Counter-terrorism police in the United Kingdom are regularly making arrests in an effort to stop the flow of foreign fighters to Syria and Iraq. But they are also trying another approach to reach London's youth, who they believe are at risk of being radicalized.
In recent months, British police have partnered with Humza Arshad, a Muslim comedian with a popular YouTube channel, and asked him to tour schools around London to talk to schoolchildren. They believe that schoolchildren will identify and listen to Arshad, a 30-year-old from South London who makes jokes about jihadists and provides subtle moral messages on the true meaning of religion.
Young Muslims in Western countries are at risk of being radicalized. More than 25,000 foreign fighters from over 100 different countries have traveled to Syria and Iraq, as well as Afghanistan, Yemen and Libya, the United Nations secretary-general said in a report released on May 29.
Arshad first made a comic video in his bedroom in 2010 and posted it on YouTube. In 10 days, his video, called, "Diary of a Badman," attracted more than a million views.

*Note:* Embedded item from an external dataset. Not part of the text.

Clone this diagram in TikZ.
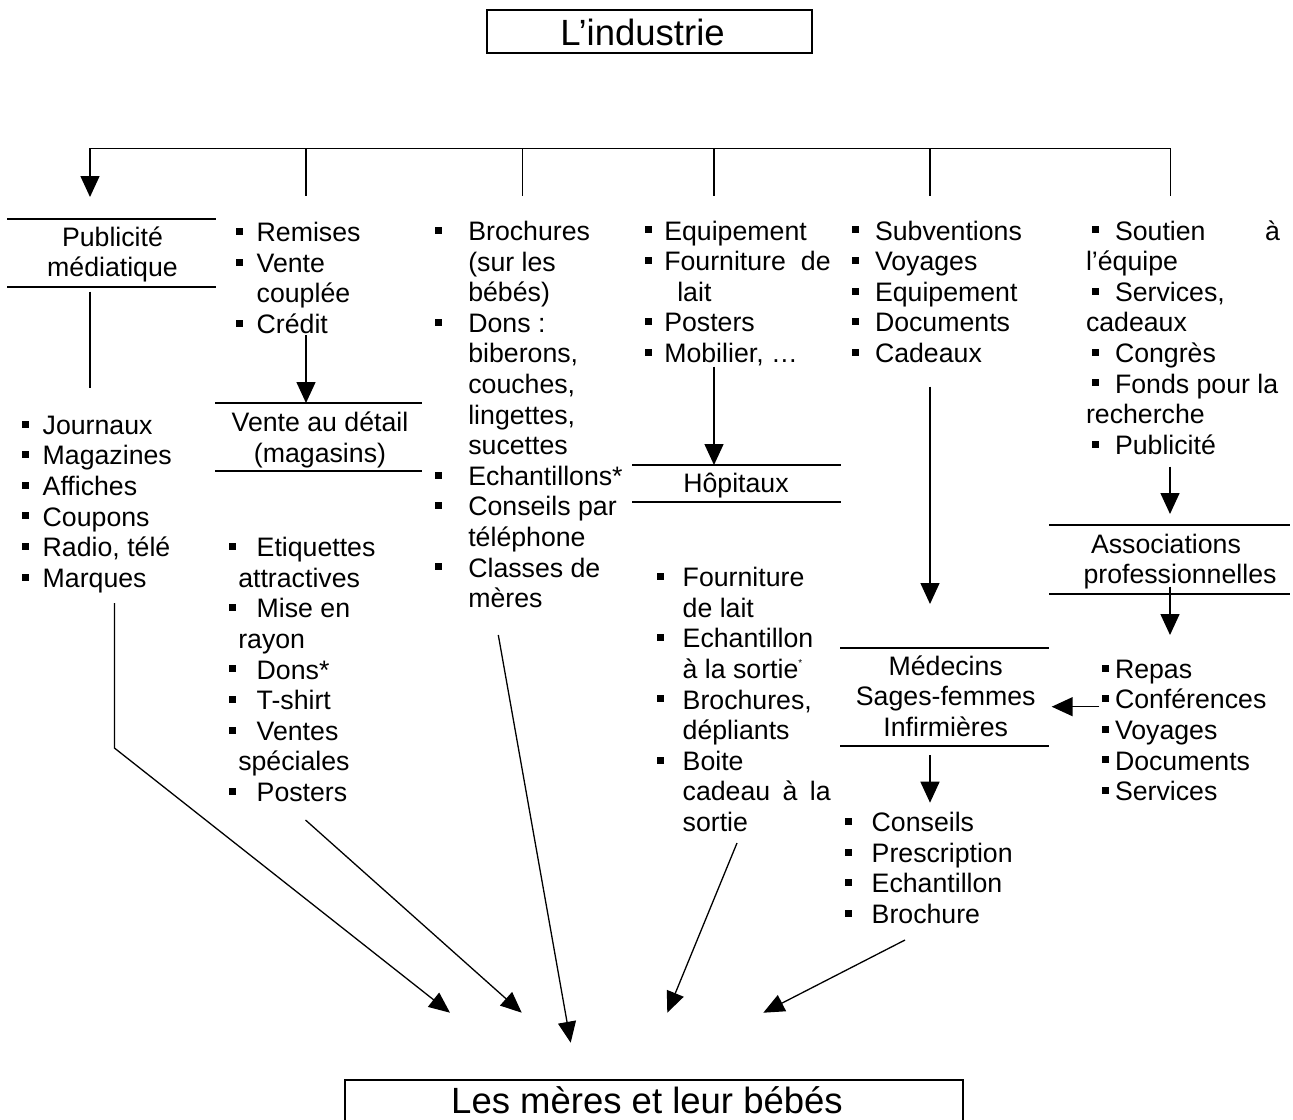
\documentclass[tikz,border=0pt]{standalone}
\usepackage{fontspec}
\setmainfont{Liberation Sans}
\usetikzlibrary{arrows.meta}
\newcommand{\bul}{\rule[6.7pt]{7pt}{7pt}}
\newcommand{\bi}[2]{\hbox{\makebox[#1][l]{\bul}#2}}
\newcommand{\bo}[3]{\hbox{\kern#1\makebox[#2][l]{\bul}#3}}
\newcommand{\ci}[2]{\hbox{\kern#1 #2}}
\newcommand{\stk}[1]{\vtop{\baselineskip=30.6pt\lineskiplimit=-60pt\lineskip=0pt #1}}
\newcommand{\cl}[1]{\hbox to 0pt{\hss#1\hss}}
\begin{document}
\begin{tikzpicture}[x=1pt,y=-1pt,
  txt/.style={inner sep=0pt, outer sep=0pt, anchor=base west, font=\fontsize{26.7pt}{30.6pt}\selectfont},
  hd/.style={inner sep=0pt, outer sep=0pt, anchor=base, font=\fontsize{26.7pt}{30.6pt}\selectfont},
  big/.style={inner sep=0pt, outer sep=0pt, anchor=base, font=\fontsize{36.5pt}{40pt}\selectfont},
  rulebox/.style={inner sep=0pt, outer sep=0pt, draw=none, anchor=north west},
  rl/.style={line width=1.8pt},
  ln/.style={line width=1.5pt},
  arr/.style={line width=1.5pt, -{Triangle[length=21pt,width=19pt]}},
  darr/.style={line width=1.3pt, -{Triangle[length=21pt,width=18pt]}}]
\useasboundingbox (0,0) rectangle (1293,1119);
\clip (0,0) rectangle (1293,1119);
\fill[white] (0,0) rectangle (1293,1119);

% title and target boxes
\node[rulebox, draw, line width=1.8pt, minimum width=325pt, minimum height=43pt] (ind) at (487,10) {};
\node[big] (indt) at (642.5,45) {L’industrie};
\node[rulebox, draw, line width=1.8pt, minimum width=618pt, minimum height=80pt] (mer) at (345,1080) {};
\node[big] (mert) at (647,1113.5) {Les mères et leur bébés};

% header rule boxes
\node[rulebox, minimum width=209pt, minimum height=67.7pt] (pub) at (7,219) {};
\node[rulebox, minimum width=206.7pt, minimum height=68.3pt] (ven) at (215,402.7) {};
\node[rulebox, minimum width=208.7pt, minimum height=36.7pt] (hop) at (632,465) {};
\node[rulebox, minimum width=241pt, minimum height=69pt] (ass) at (1049,525) {};
\node[rulebox, minimum width=209pt, minimum height=98.3pt] (med) at (840,647.7) {};
\foreach \b in {pub,ven,hop,ass,med}{
  \draw[rl] (\b.north west) -- (\b.north east);
  \draw[rl] (\b.south west) -- (\b.south east);
}

% header texts
\node[hd] (pubt) at (112.5,246) {\stk{\cl{Publicité}\cl{médiatique}}};
\node[hd] (vent) at (320,431.7) {\stk{\cl{Vente au détail}\cl{(magasins)}}};
\node[hd] (hopt) at (736,492.7) {\cl{Hôpitaux}};
\node[hd] (asst) at (1173,553.3) {\stk{\cl{Associations\kern14pt}\cl{\kern14pt professionnelles}}};
\node[hd] (medt) at (945.7,675) {\stk{\cl{Médecins}\cl{Sages-femmes}\cl{Infirmières}}};

% lists
\node[txt] (l1) at (21.7,434.3) {\stk{\bi{21pt}{Journaux}\bi{21pt}{Magazines}\bi{21pt}{Affiches}\bi{21pt}{Coupons}\bi{21pt}{Radio, télé}\bi{21pt}{Marques}}};
\node[txt] (l2a) at (235.7,241.7) {\stk{\bi{21pt}{Remises}\bi{21pt}{Vente}\ci{21pt}{couplée}\bi{21pt}{Crédit}}};
\node[txt] (l2b) at (229.3,556.7) {\stk{\bi{27.4pt}{Etiquettes}\ci{9pt}{attractives}\bi{27.4pt}{Mise en}\ci{9pt}{rayon}\bi{27.4pt}{Dons*}\bi{27.4pt}{T-shirt}\bi{27.4pt}{Ventes}\ci{9pt}{spéciales}\bi{27.4pt}{Posters}}};
\node[txt] (l3) at (435,240.5) {\stk{\bi{33.3pt}{Brochures}\ci{33.3pt}{(sur les}\ci{33.3pt}{bébés)}\bi{33.3pt}{Dons :}\ci{33.3pt}{biberons,}\ci{33.3pt}{couches,}\ci{33.3pt}{lingettes,}\ci{33.3pt}{sucettes}\bi{33.3pt}{Echantillons*}\bi{33.3pt}{Conseils par}\ci{33.3pt}{téléphone}\bi{33.3pt}{Classes de}\ci{33.3pt}{mères}}};
\node[txt] (l4a) at (645,240) {\stk{\bi{19.3pt}{Equipement}\bi{19.3pt}{\hbox to 166.4pt{Fourniture\hfill de}}\ci{32.3pt}{lait}\bi{19.3pt}{Posters}\bi{19.3pt}{Mobilier, …}}};
\node[txt] (l4b) at (657.3,586.7) {\stk{\bi{25.4pt}{Fourniture}\ci{25.4pt}{de lait}\bi{25.4pt}{Echantillon}\ci{25.4pt}{à la sortie\raisebox{12pt}{\fontsize{10pt}{10pt}\selectfont *}}\bi{25.4pt}{Brochures,}\ci{25.4pt}{dépliants}\bi{25.4pt}{Boite}\ci{25.4pt}{\hbox to 148pt{cadeau\hfill à\hfill la}}\ci{25.4pt}{sortie}}};
\node[txt] (l5a) at (851.7,240) {\stk{\bi{23.3pt}{Subventions}\bi{23.3pt}{Voyages}\bi{23.3pt}{Equipement}\bi{23.3pt}{Documents}\bi{23.3pt}{Cadeaux}}};
\node[txt] (l5b) at (845,831.7) {\stk{\bi{26.7pt}{Conseils}\bi{26.7pt}{Prescription}\bi{26.7pt}{Echantillon}\bi{26.7pt}{Brochure}}};
\node[txt] (l6a) at (1086,240) {\stk{\bo{6.3pt}{22.7pt}{\hbox to 165pt{Soutien\hfill à}}\ci{0pt}{l’équipe}\bo{6.3pt}{22.7pt}{Services,}\ci{0pt}{cadeaux}\bo{6.3pt}{22.7pt}{Congrès}\bo{6.3pt}{22.7pt}{Fonds pour la}\ci{0pt}{recherche}\bo{6.3pt}{22.7pt}{Publicité}}};
\node[txt] (l6b) at (1101.7,678.3) {\stk{\bi{13.3pt}{Repas}\bi{13.3pt}{Conférences}\bi{13.3pt}{Voyages}\bi{13.3pt}{Documents}\bi{13.3pt}{Services}}};

% connector end points
\coordinate (b1) at (90,148.3);
\coordinate (b2) at (306,148.3);
\coordinate (b3) at (522.3,148.3);
\coordinate (b4) at (714,148.3);
\coordinate (b5) at (930,148.3);
\coordinate (b6) at (1170.7,148.3);
\coordinate (d1) at (90,197);
\coordinate (d2) at (306,196);
\coordinate (d3) at (522.3,196);
\coordinate (d4) at (714,196);
\coordinate (d5) at (930,196);
\coordinate (d6) at (1170.7,196);
\coordinate (p1) at (90,291.7);
\coordinate (p2) at (90,388.3);
\coordinate (c1) at (306,335);
\coordinate (c2) at (306,403);
\coordinate (m1) at (714,366.7);
\coordinate (m2) at (714,465);
\coordinate (k1) at (930,386.7);
\coordinate (k2) at (930,604);
\coordinate (q1) at (1170,466.7);
\coordinate (q2) at (1170,514);
\coordinate (a1) at (1170,586.7);
\coordinate (a2) at (1170,635);
\coordinate (e1) at (930,755);
\coordinate (e2) at (930,802.7);
\coordinate (r1) at (1099.3,706.7);
\coordinate (r2) at (1051.7,706.7);
\coordinate (g1) at (114.4,603);
\coordinate (g2) at (114.4,748);
\coordinate (t1) at (450,1012.7);
\coordinate (g3) at (305.5,820);
\coordinate (t2) at (521.7,1012.7);
\coordinate (g4) at (498.3,635);
\coordinate (t3) at (570.7,1042.7);
\coordinate (g5) at (737,843);
\coordinate (t4) at (667.3,1012.7);
\coordinate (g6) at (905,940);
\coordinate (t5) at (763.3,1012.7);

% bracket
\draw[ln] (b1) -- (b6);
\draw[arr] (b1) -- (d1);
\draw[ln] (b2) -- (d2);
\draw[ln] (b3) -- (d3);
\draw[ln] (b4) -- (d4);
\draw[ln] (b5) -- (d5);
\draw[ln] (b6) -- (d6);

% vertical connectors
\draw[ln] (p1) -- (p2);
\draw[arr] (c1) -- (c2);
\draw[arr] (m1) -- (m2);
\draw[arr] (k1) -- (k2);
\draw[arr] (q1) -- (q2);
\draw[arr] (a1) -- (a2);
\draw[arr] (e1) -- (e2);
\draw[arr] (r1) -- (r2);

% to the mothers
\draw[darr] (g1) -- (g2) -- (t1);
\draw[darr] (g3) -- (t2);
\draw[darr] (g4) -- (t3);
\draw[darr] (g5) -- (t4);
\draw[darr] (g6) -- (t5);
\end{tikzpicture}
\end{document}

"Taken aback by how quick the video had gone viral across Facebook and YouTube, Humza realized he was onto something special here and the 'Diary of a Badman' series was born," his agent told ABC News in a written statement.
Humza Productions now has become the most-viewed comedy channel in the U.K., with more than 60 million views and 240,000 subscribers.
Arshad was first booked to speak at one school. He was asked to show them his video, called, "Think for Yourself," which explores the issues of extremism, and to open a debate with the students.
In one of the scenes, Arshad's character, Badman, tries to stop his cousin from being brainwashed: "Brother, you're changing," he says. "Islam is about peace, if you want to stand up for something, then do so, but not with anger and violence."
The experience at the first school was a success, and Arshad has now been to more than 60 schools around London in support of his mission.
“Humza’s very much a rising star on YouTube, and it was clear the students were already familiar with and fans of his videos, so it is great to have got him on board for this project,” said PC Rizwaan Chothia of the East Midlands Prevent Engagement Team in an October 2014 statement from the East Midlands Police. “We are always looking for ways in which we can communicate important messages. This film makes it both entertaining as well as informative, which we hope will make it really effective.”
The New York Times has described Arshad as "the centerpiece of the British government’s latest and perhaps cleverest effort to prevent students from running off to Syria," while Newsweek called him, "Britain's 'Most Effective Tool' Against Radicalization."
While Arshad told ABC News he was, at first, hesitant to accept the serious task of trying to prevent radical speech from reaching teenagers, he felt it was his responsibility as a Muslim.
"I always wanted to do something positive, to give back to the community," he said, "and I thought I had a responsibility because most Muslims in my industry are not doing this."